*TASK*:
Determine which lines contain the word "this", then copy those lines.

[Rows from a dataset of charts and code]
--- start ---

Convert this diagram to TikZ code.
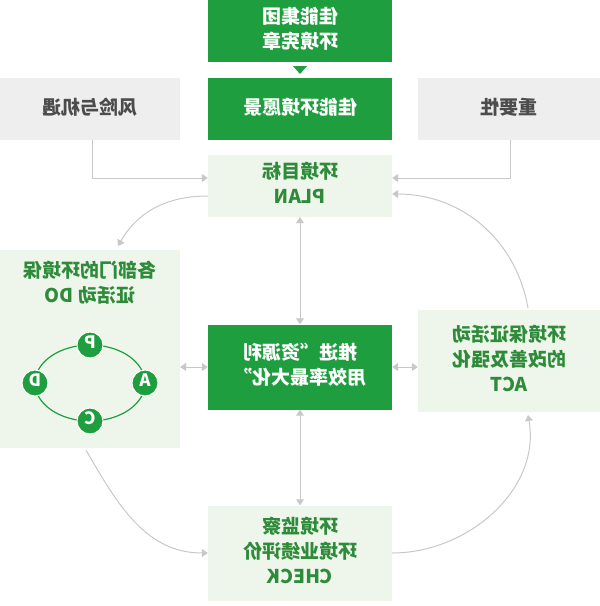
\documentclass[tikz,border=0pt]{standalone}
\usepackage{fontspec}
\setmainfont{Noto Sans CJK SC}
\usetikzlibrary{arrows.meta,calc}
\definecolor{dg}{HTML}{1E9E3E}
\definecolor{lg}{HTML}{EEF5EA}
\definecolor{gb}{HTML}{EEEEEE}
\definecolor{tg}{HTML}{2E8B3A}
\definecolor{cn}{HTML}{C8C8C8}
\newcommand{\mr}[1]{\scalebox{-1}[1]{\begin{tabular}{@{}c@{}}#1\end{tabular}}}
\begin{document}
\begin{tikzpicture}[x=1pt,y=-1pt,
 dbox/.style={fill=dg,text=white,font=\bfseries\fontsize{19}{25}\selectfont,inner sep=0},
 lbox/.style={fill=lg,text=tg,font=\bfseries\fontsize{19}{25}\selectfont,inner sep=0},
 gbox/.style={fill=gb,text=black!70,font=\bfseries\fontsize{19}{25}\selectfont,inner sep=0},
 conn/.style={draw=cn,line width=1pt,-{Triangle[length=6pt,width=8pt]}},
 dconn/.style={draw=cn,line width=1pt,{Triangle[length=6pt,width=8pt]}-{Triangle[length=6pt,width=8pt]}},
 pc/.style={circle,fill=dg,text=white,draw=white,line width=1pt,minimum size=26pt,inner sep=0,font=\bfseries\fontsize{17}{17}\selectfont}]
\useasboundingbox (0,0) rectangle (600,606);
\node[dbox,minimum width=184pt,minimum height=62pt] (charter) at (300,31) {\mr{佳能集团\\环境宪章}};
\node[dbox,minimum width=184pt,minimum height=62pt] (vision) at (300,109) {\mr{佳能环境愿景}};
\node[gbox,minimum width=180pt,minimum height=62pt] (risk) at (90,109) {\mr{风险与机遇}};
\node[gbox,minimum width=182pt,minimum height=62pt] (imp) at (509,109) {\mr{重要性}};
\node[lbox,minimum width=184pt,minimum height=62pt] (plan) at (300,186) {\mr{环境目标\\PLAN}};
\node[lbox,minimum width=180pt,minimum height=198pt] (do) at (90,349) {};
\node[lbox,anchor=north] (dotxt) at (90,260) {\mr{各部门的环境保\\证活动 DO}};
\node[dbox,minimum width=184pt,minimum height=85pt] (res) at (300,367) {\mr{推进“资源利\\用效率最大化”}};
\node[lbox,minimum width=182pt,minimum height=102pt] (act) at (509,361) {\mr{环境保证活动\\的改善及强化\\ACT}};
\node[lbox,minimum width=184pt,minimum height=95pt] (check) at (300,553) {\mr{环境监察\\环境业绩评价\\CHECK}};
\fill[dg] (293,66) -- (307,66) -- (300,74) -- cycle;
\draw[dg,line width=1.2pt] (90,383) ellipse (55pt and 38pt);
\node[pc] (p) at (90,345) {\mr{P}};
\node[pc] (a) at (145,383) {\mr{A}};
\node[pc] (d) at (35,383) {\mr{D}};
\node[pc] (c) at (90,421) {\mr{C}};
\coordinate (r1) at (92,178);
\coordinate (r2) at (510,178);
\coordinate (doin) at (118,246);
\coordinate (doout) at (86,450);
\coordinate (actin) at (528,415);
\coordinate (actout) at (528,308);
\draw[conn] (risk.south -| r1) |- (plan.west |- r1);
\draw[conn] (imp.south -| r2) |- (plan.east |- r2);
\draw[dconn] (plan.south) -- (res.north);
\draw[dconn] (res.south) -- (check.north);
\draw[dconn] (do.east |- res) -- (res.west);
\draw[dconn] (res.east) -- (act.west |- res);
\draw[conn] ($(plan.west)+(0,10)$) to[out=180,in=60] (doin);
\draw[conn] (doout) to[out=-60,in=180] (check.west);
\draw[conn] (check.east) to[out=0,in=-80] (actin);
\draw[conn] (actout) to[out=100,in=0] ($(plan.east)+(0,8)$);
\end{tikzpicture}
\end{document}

--- end ---
--- start ---

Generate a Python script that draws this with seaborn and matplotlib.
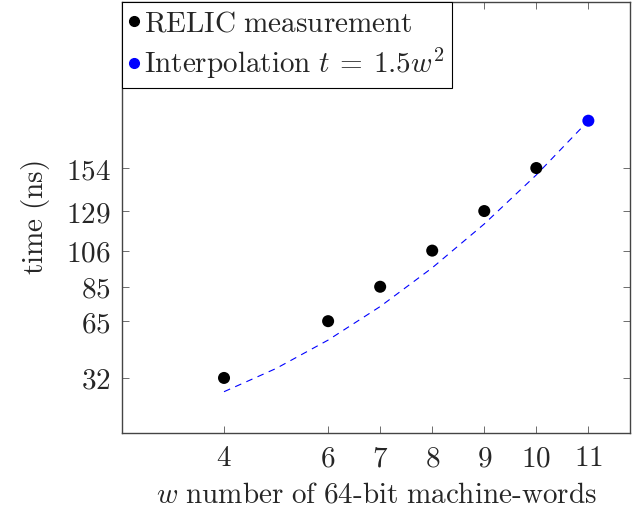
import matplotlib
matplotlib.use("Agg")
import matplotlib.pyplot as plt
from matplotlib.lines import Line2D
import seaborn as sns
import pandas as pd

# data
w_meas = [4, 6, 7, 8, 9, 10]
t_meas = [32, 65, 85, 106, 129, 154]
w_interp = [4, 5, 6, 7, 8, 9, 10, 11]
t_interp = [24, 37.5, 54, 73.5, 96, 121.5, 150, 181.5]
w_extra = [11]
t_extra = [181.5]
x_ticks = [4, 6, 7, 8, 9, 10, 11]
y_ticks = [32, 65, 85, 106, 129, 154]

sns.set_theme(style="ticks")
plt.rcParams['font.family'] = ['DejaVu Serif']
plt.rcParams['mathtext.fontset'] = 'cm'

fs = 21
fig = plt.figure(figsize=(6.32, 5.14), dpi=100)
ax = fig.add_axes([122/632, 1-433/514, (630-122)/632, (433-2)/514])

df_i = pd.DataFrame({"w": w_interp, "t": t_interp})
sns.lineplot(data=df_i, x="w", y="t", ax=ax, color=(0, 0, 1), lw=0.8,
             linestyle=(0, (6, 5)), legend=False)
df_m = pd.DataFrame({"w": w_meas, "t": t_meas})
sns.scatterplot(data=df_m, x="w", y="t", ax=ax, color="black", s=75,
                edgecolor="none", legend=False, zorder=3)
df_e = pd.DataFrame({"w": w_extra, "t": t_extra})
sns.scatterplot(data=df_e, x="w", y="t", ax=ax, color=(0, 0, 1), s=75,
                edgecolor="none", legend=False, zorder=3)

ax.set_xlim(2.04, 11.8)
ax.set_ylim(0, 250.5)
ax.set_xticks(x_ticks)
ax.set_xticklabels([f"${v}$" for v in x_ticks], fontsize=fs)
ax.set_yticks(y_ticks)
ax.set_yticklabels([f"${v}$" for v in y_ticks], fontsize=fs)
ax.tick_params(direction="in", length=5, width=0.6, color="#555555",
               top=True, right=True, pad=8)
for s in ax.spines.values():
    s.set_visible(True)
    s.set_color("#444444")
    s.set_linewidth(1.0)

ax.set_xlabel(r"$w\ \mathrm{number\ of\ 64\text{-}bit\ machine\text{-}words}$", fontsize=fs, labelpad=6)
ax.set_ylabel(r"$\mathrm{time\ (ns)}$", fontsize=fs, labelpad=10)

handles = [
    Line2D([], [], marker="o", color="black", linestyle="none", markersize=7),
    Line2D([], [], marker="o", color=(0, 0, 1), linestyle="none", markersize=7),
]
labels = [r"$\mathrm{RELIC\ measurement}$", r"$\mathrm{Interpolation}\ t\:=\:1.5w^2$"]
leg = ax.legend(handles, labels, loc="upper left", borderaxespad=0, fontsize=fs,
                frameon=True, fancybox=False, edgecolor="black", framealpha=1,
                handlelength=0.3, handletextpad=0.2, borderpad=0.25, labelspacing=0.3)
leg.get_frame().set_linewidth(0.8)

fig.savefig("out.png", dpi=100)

--- end ---

*EXERCISE OUTPUT*:
Convert this diagram to TikZ code.
Generate a Python script that draws this with seaborn and matplotlib.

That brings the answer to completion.